Respect for the States’ role in our federal system and under the FPA would counsel against even modest, non-essential declarations of our authority, if done at the States’ expense.  Why, when issuing a directive to the RTOs and ISOs (undoubtedly Commission-jurisdictional entities), must we also declare that “retail regulatory authorit[ies] cannot broadly prohibit the participation in RTO/ISO markets of all distributed energy resources or of all distributed energy resource aggregators”?[2]  Perhaps the States should not or cannot prohibit such participation.[3]  But it is not for us to make sweeping declarations regarding the States’ jurisdiction over distributed generation.  Rather, the Commission’s jurisdiction over wholesale rates would ideally be vindicated, were it to collide with a state prohibition, through a challenge to a specific enactment or regulation by making arguments “armed with principles of federal preemption and the Supremacy Clause.”[4]
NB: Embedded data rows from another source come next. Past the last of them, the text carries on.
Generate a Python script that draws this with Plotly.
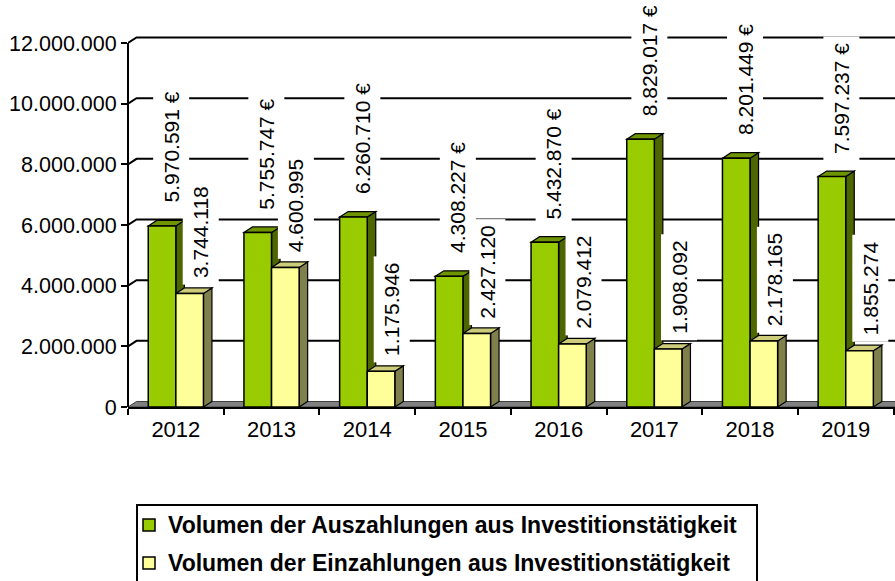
import plotly.graph_objects as go

years = ["2012", "2013", "2014", "2015", "2016", "2017", "2018", "2019"]
auszahlungen = [5970591, 5755747, 6260710, 4308227, 5432870, 8829017, 8201449, 7597237]
einzahlungen = [3744118, 4600995, 1175946, 2427120, 2079412, 1908092, 2178165, 1855274]
y_ticks = [0, 2000000, 4000000, 6000000, 8000000, 10000000, 12000000]
y_ticktext = ["0", "2.000.000", "4.000.000", "6.000.000", "8.000.000", "10.000.000", "12.000.000"]
name_a = "Volumen der Auszahlungen aus Investitionstätigkeit"
name_e = "Volumen der Einzahlungen aus Investitionstätigkeit"

# layout geometry (pixels)
W, H = 895, 581
L, R, T, B = 128, 0, 30, 174
plot_w = W - L - R
plot_h = H - T - B
cat_px = 95.7
y_top_px = 43  # pixel row of 12.000.000
px_per_unit = (H - B - y_top_px) / y_ticks[-1]
y_max = plot_h / px_per_unit
x_min = -0.5
x_max = x_min + plot_w / cat_px

DX = 8.5 / cat_px          # depth offset in category units
DY = 5.5 / px_per_unit     # depth offset in value units
BW = 27.6 / cat_px         # bar width

GREEN = "#99CC00"; GREEN_TOP = "#6E9400"; GREEN_SIDE = "#4D6600"
YEL = "#FFFF99"; YEL_TOP = "#CCCC7A"; YEL_SIDE = "#80804D"
FONT = "Liberation Sans, Arial, sans-serif"

def px_x(p):
    return (p - L) / plot_w

def px_y(p):
    return (H - B - p) / plot_h

def fmt(v):
    return f"{v:,}".replace(",", ".")

fig = go.Figure()
fig.add_trace(go.Bar(x=years, y=auszahlungen, name=name_a, width=BW, offset=-BW,
                     marker=dict(color=GREEN, line=dict(color="black", width=1.5)),
                     showlegend=False))
fig.add_trace(go.Bar(x=years, y=einzahlungen, name=name_e, width=BW, offset=0,
                     marker=dict(color=YEL, line=dict(color="black", width=1.5)),
                     showlegend=False))

shapes = []
# back-wall gridlines
for v in y_ticks[1:]:
    shapes.append(dict(type="path", xref="x", yref="y", layer="below",
                       path=f"M {x_min},{v} L {x_min+DX},{v+DY} L {x_max+DX},{v+DY}",
                       line=dict(color="black", width=2)))
# floor
shapes.append(dict(type="path", xref="x", yref="y", layer="below",
                   path=f"M {x_min},0 L {x_min+DX},{DY} L {x_max+DX},{DY} L {x_max},0 Z",
                   fillcolor="#808080", line=dict(color="#404040", width=1)))

def faces(x0, x1, v, top, side):
    out = []
    out.append(dict(type="path", xref="x", yref="y", layer="below",
                    path=f"M {x1},0 L {x1+DX},{DY} L {x1+DX},{v+DY} L {x1},{v} Z",
                    fillcolor=side, line=dict(color="black", width=1.2)))
    out.append(dict(type="path", xref="x", yref="y", layer="below",
                    path=f"M {x0},{v} L {x0+DX},{v+DY} L {x1+DX},{v+DY} L {x1},{v} Z",
                    fillcolor=top, line=dict(color="black", width=1.2)))
    return out

for i in range(len(years)):
    shapes += faces(i - BW, i, auszahlungen[i], GREEN_TOP, GREEN_SIDE)
    shapes += faces(i, i + BW, einzahlungen[i], YEL_TOP, YEL_SIDE)

# front y-axis line
shapes.append(dict(type="line", xref="paper", yref="y", layer="above",
                   x0=0, x1=0, y0=0, y1=y_ticks[-1], line=dict(color="black", width=2)))

annotations = []
for i in range(len(years)):
    annotations.append(dict(x=i - BW / 2, y=auszahlungen[i], xref="x", yref="y",
                            text=fmt(auszahlungen[i]) + " €", textangle=-90, showarrow=False,
                            xanchor="center", yanchor="bottom", xshift=9, yshift=16,
                            bgcolor="white", borderpad=6,
                            font=dict(family=FONT, size=21, color="black")))
    annotations.append(dict(x=i + BW / 2, y=einzahlungen[i], xref="x", yref="y",
                            text=fmt(einzahlungen[i]), textangle=-90, showarrow=False,
                            xanchor="center", yanchor="bottom", xshift=11, yshift=8,
                            bgcolor="white", borderpad=6,
                            font=dict(family=FONT, size=21, color="black")))

# hand-drawn legend (frame, swatches, labels)
shapes.append(dict(type="rect", xref="paper", yref="paper", layer="above",
                   x0=px_x(137), x1=px_x(757), y0=px_y(505), y1=px_y(590),
                   line=dict(color="black", width=2), fillcolor="rgba(0,0,0,0)"))
for name, color, row_y in [(name_a, GREEN, 525), (name_e, YEL, 563)]:
    shapes.append(dict(type="rect", xref="paper", yref="paper", layer="above",
                       x0=px_x(143), x1=px_x(155), y0=px_y(row_y + 6), y1=px_y(row_y - 6),
                       line=dict(color="black", width=1.5), fillcolor=color))
    annotations.append(dict(x=px_x(166), y=px_y(row_y), xref="paper", yref="paper",
                            text=name, showarrow=False, xanchor="left", yanchor="middle",
                            font=dict(family=FONT, size=23, color="black", weight="bold")))

fig.update_layout(
    width=W, height=H,
    margin=dict(l=L, r=R, t=T, b=B, pad=0),
    paper_bgcolor="white", plot_bgcolor="white",
    barmode="overlay",
    shapes=shapes, annotations=annotations,
    font=dict(family=FONT, size=21, color="black"),
    showlegend=False,
    xaxis=dict(type="category", range=[x_min, x_max], tickson="boundaries",
               ticks="outside", ticklen=6, tickwidth=2, tickcolor="black",
               showline=True, linecolor="black", linewidth=2, showgrid=False,
               ticklabelstandoff=2,
               tickfont=dict(family=FONT, size=22, color="black"), zeroline=False),
    yaxis=dict(range=[0, y_max], tickvals=y_ticks, ticktext=y_ticktext,
               ticks="outside", ticklen=6, tickwidth=2, tickcolor="black",
               showline=False, showgrid=False, zeroline=False,
               tickfont=dict(family=FONT, size=21.5, color="black")),
)

fig.write_html("out.html")
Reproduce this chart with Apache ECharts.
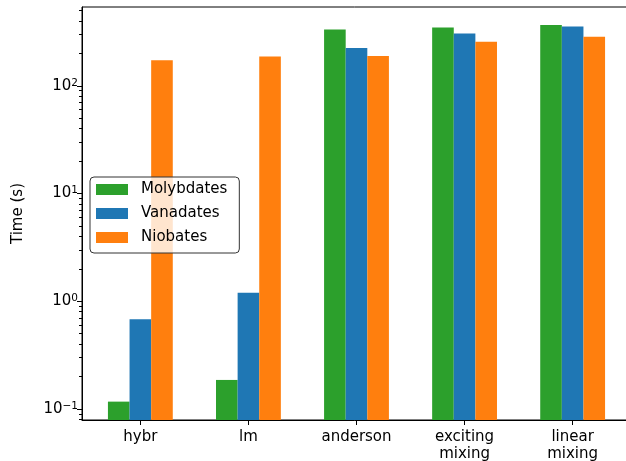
<!DOCTYPE html>
<html>
<head>
<meta charset="utf-8">
<script src="https://cdn.jsdelivr.net/npm/echarts@6/dist/echarts.min.js"></script>
<style>
  html, body { margin: 0; padding: 0; background: #fff; }
  #chart { width: 626px; height: 461px; }
</style>
</head>
<body>
<div id="chart"></div>
<script>
// Solver run times (seconds) per method
const categories = ['hybr', 'lm', 'anderson', 'exciting\nmixing', 'linear\nmixing'];
const molybdates = [0.117, 0.186, 334, 347, 366];
const vanadates  = [0.68, 1.2, 224, 306, 356];
const niobates   = [173, 187, 189, 256, 285];

const seriesNames = ['Molybdates', 'Vanadates', 'Niobates'];
const seriesValues = [molybdates, vanadates, niobates];
const seriesColors = ['#2ca02c', '#1f77b4', '#ff7f0e'];

const majorTicks = [0.1, 1, 10, 100];
const minorTicks = [0.08, 0.09, 0.2, 0.3, 0.4, 0.5, 0.6, 0.7, 0.8, 0.9,
                    2, 3, 4, 5, 6, 7, 8, 9, 20, 30, 40, 50, 60, 70, 80, 90,
                    200, 300, 400, 500];

const yMin = 0.079, yMax = 539;
const xMin = -0.54, xMax = 4.54;
const barSpan = 0.2;          // width of one bar in category units
const font = 'DejaVu Sans';

const chart = echarts.init(document.getElementById('chart'), null, { renderer: 'canvas' });

const pxPerUnit = 549 / (xMax - xMin);

const series = seriesNames.map((name, s) => ({
  name: name,
  type: 'bar',
  yAxisIndex: 0,
  barWidth: barSpan * pxPerUnit,
  barGap: '-100%',
  itemStyle: { color: seriesColors[s] },
  data: seriesValues[s].map((v, i) => [i + (s - 1) * barSpan, v])
}));

function powLabel(v) {
  const e = Math.round(Math.log10(v));
  return '10{e|' + (e < 0 ? '\u2212' + (-e) : e) + '}';
}

const option = {
  animation: false,
  textStyle: { fontFamily: font },
  grid: {
    left: 82, top: 7, width: 549, height: 413,
    show: true, borderColor: '#000', borderWidth: 1,
    containLabel: false,
    outerBoundsMode: 'none'
  },
  legend: {
    orient: 'vertical',
    left: 90, top: 177,
    padding: [5, 12, 8, 6],
    itemGap: 9,
    itemWidth: 32, itemHeight: 11,
    icon: 'rect',
    backgroundColor: 'rgba(255,255,255,0.8)',
    borderColor: '#333', borderWidth: 1, borderRadius: 4,
    textStyle: { fontFamily: font, fontSize: 15, color: '#000', lineHeight: 14, padding: [0, 0, 0, 8] },
    data: seriesNames
  },
  xAxis: {
    type: 'value',
    min: xMin, max: xMax,
    axisLine: { show: true, onZero: false, lineStyle: { color: '#000', width: 1 } },
    axisTick: { show: true, length: 5, inside: false, customValues: [0, 1, 2, 3, 4], lineStyle: { color: '#000' } },
    axisLabel: {
      customValues: [0, 1, 2, 3, 4],
      formatter: v => categories[Math.round(v)],
      fontFamily: font, fontSize: 15, color: '#000',
      margin: 9, lineHeight: 17, align: 'center'
    },
    splitLine: { show: false }
  },
  yAxis: [
    {
      type: 'log', logBase: 10,
      min: yMin, max: yMax, startValue: yMin,
      position: 'left',
      name: 'Time (s)',
      nameLocation: 'middle',
      nameGap: 56,
      nameRotate: 90,
      nameTextStyle: { fontFamily: font, fontSize: 15, color: '#000' },
      axisLine: { show: true, onZero: false, lineStyle: { color: '#000', width: 1 } },
      axisTick: { show: true, length: 5, customValues: majorTicks, lineStyle: { color: '#000' } },
      axisLabel: {
        customValues: majorTicks,
        formatter: powLabel,
        fontFamily: font, fontSize: 15, color: '#000', margin: 4,
        rich: { e: { fontFamily: font, fontSize: 10.5, color: '#000', verticalAlign: 'top', padding: [0, 0, 6, 0] } }
      },
      splitLine: { show: false }
    },
    {
      type: 'log', logBase: 10,
      min: yMin, max: yMax,
      position: 'left',
      axisLine: { show: false, onZero: false },
      axisTick: { show: true, length: 3, customValues: minorTicks, lineStyle: { color: '#000' } },
      axisLabel: { show: false },
      splitLine: { show: false }
    }
  ],
  series: series
};

chart.setOption(option);
</script>
</body>
</html>
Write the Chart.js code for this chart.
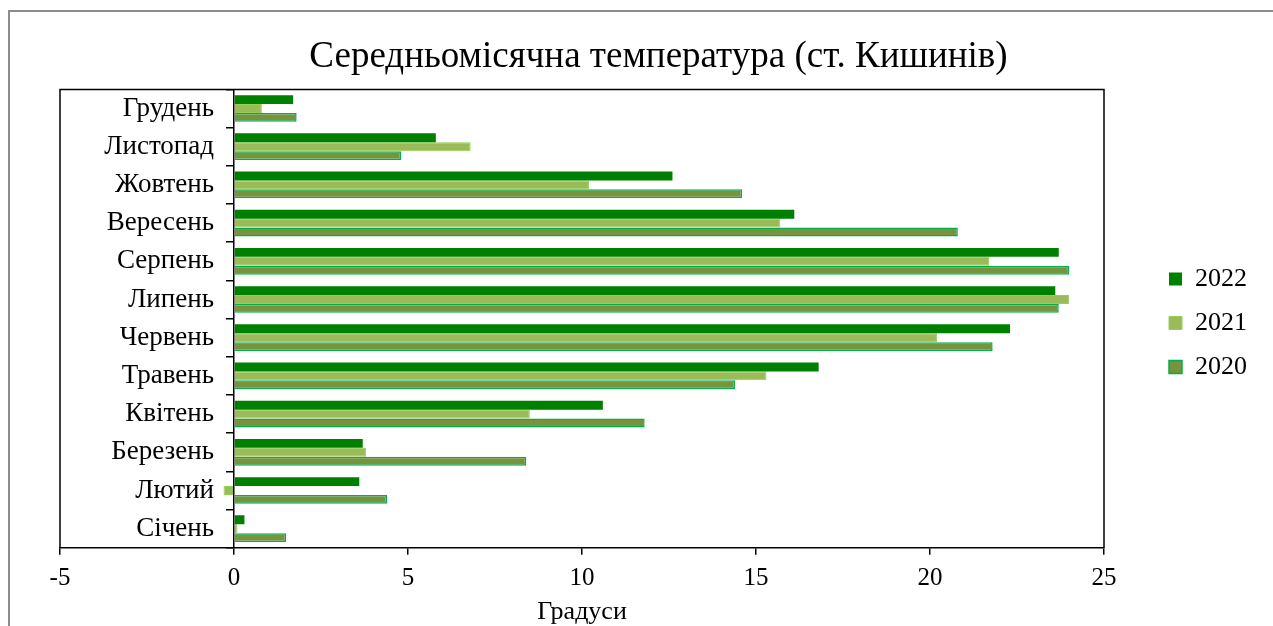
<!DOCTYPE html>
<html>
<head>
<meta charset="utf-8">
<script src="https://cdn.jsdelivr.net/npm/chart.js@4/dist/chart.umd.min.js"></script>
<style>
  html, body { margin: 0; padding: 0; background: #fff; }
  #wrap { width: 1273px; height: 626px; }
</style>
</head>
<body>
<div id="wrap"><canvas id="tempChart"></canvas></div>
<script>
// months, January first (drawn from the bottom up)
const months = ['Січень', 'Лютий', 'Березень', 'Квітень', 'Травень', 'Червень',
                'Липень', 'Серпень', 'Вересень', 'Жовтень', 'Листопад', 'Грудень'];
const temps2022 = [0.3, 3.6, 3.7, 10.6, 16.8, 22.3, 23.6, 23.7, 16.1, 12.6, 5.8, 1.7];
const temps2021 = [0.1, -0.3, 3.8, 8.5, 15.3, 20.2, 24.0, 21.7, 15.7, 10.2, 6.8, 0.8];
const temps2020 = [1.5, 4.4, 8.4, 11.8, 14.4, 21.8, 23.7, 24.0, 20.8, 14.6, 4.8, 1.8];
const xTicks = [-5, 0, 5, 10, 15, 20, 25];

const serif = 'Liberation Serif, Times New Roman, serif';
Chart.defaults.color = '#000';
Chart.defaults.font.family = serif;

// plot-area frame and outer chart frame
const framePlugin = {
    id: 'frames',
    beforeDraw(chart) {
        // y axis sits at x = 0, so push its month labels away from the axis line
        const items = chart.scales.y.getLabelItems(chart.chartArea);
        if (!items._shifted) {
            items.forEach(it => { it.options.translation[0] -= 20; });
            items._shifted = true;
        }
    },
    afterDraw(chart) {
        const ctx = chart.ctx;
        const a = chart.chartArea;
        ctx.save();
        ctx.strokeStyle = '#8c8c8c';
        ctx.lineWidth = 2;
        ctx.beginPath();
        ctx.moveTo(9, chart.height);
        ctx.lineTo(9, 11);
        ctx.lineTo(chart.width, 11);
        ctx.stroke();
        ctx.strokeStyle = '#000';
        ctx.lineWidth = 1.5;
        ctx.beginPath();
        ctx.moveTo(a.left, a.bottom);
        ctx.lineTo(a.left, a.top);
        ctx.lineTo(a.right, a.top);
        ctx.lineTo(a.right, a.bottom);
        ctx.stroke();
        ctx.restore();
    }
};

function createTempChart() {
    const ctx = document.getElementById('tempChart').getContext('2d');
    new Chart(ctx, {
        type: 'bar',
        data: {
            labels: months,
            datasets: [{
                label: '2022',
                data: temps2022,
                backgroundColor: '#008000',
                borderColor: '#008000',
                borderWidth: 0
            }, {
                label: '2021',
                data: temps2021,
                backgroundColor: '#9bbb59',
                borderColor: '#92d050',
                borderWidth: 1
            }, {
                label: '2020',
                data: temps2020,
                backgroundColor: '#77933c',
                borderColor: '#00b050',
                borderWidth: 1.5
            }]
        },
        options: {
            indexAxis: 'y',
            responsive: true,
            maintainAspectRatio: false,
            animation: false,
            layout: {
                padding: { left: 60, right: 16, top: 20, bottom: 0 }
            },
            datasets: {
                bar: { barPercentage: 1, categoryPercentage: 0.7 }
            },
            plugins: {
                title: {
                    display: true,
                    text: 'Середньомісячна температура (ст. Кишинів)',
                    font: { size: 37, weight: 'normal' },
                    padding: { top: 15, bottom: 10 }
                },
                legend: {
                    position: 'right',
                    labels: {
                        boxWidth: 13,
                        boxHeight: 13,
                        padding: 18,
                        font: { size: 26 }
                    }
                },
                tooltip: { enabled: false }
            },
            scales: {
                x: {
                    type: 'linear',
                    min: -5,
                    max: 25,
                    afterBuildTicks: axis => {
                        axis.ticks = xTicks.map(v => ({ value: v }));
                    },
                    grid: {
                        drawOnChartArea: false,
                        color: '#000',
                        lineWidth: 1.5,
                        tickLength: 7
                    },
                    border: { color: '#000', width: 1.5 },
                    ticks: { font: { size: 25 }, padding: 9 },
                    title: {
                        display: true,
                        text: 'Градуси',
                        font: { size: 26 },
                        padding: { top: -6, bottom: -2 }
                    }
                },
                y: {
                    position: { x: 0 },
                    reverse: true,
                    grid: {
                        drawOnChartArea: false,
                        offset: true,
                        color: '#000',
                        lineWidth: 1.5,
                        tickLength: 7
                    },
                    border: { color: '#000', width: 1.5 },
                    ticks: { font: { size: 27 } }
                },
                // empty axis, only keeps a gap between plot and legend
                yGap: {
                    type: 'linear',
                    position: 'right',
                    grid: { display: false },
                    border: { display: false },
                    ticks: { display: false },
                    afterFit: axis => { axis.width = 47; }
                }
            }
        },
        plugins: [framePlugin]
    });
}

document.addEventListener('DOMContentLoaded', () => {
    createTempChart();
});
</script>
</body>
</html>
Apart from the Commission’s injudicious jurisdictional declarations, today’s order stands as an imprudent exercise of the Commission’s power.  Why promulgate a rule at all?  Reluctance to govern by fiat is counseled particularly in a case like this in which the generation resources the majority seeks to promote, by their very nature, inevitably will affect the distribution system, responsibility for which is assigned, with no ambiguity, to the States.  We should allow the RTOs and ISOs (or the States or the utilities) to develop their own DER programs in the first instance.  If the promises of DERs are what they purport to be, the markets will encourage their development.  And if those programs result in wholesale sales in interstate commerce, then the question of the Commission’s jurisdiction will be ripe.  Commission directives are unnecessary to encourage the development of economically-viable resources.  I have greater faith in the power of market forces and in the discernment of the utilities and the States.

For these reasons, I respectfully dissent.

 

[1] See 16 U.S.C. § 824 (2018).

[2] Final Rule, Order No. 2222, 172 FERC ¶ 61,247, at P 58 (2020).

[3]  I acknowledge the legal authority upon which the majority bases its exercise of jurisdiction.  Compare FERC v. Elec. Power Supply Ass’n, 136 S. Ct. 760 (2016), with Nat’l Ass’n of Regulatory Util. Comm’rs v. FERC, 964 F.3d 1177 (D.C. Cir. 2020).  The concern I express is prudential, not legal.

[4] Midwest ISO Transmission Owners v. FERC, 373 F.3d 1361, 1372 (D.C. Cir. 2004).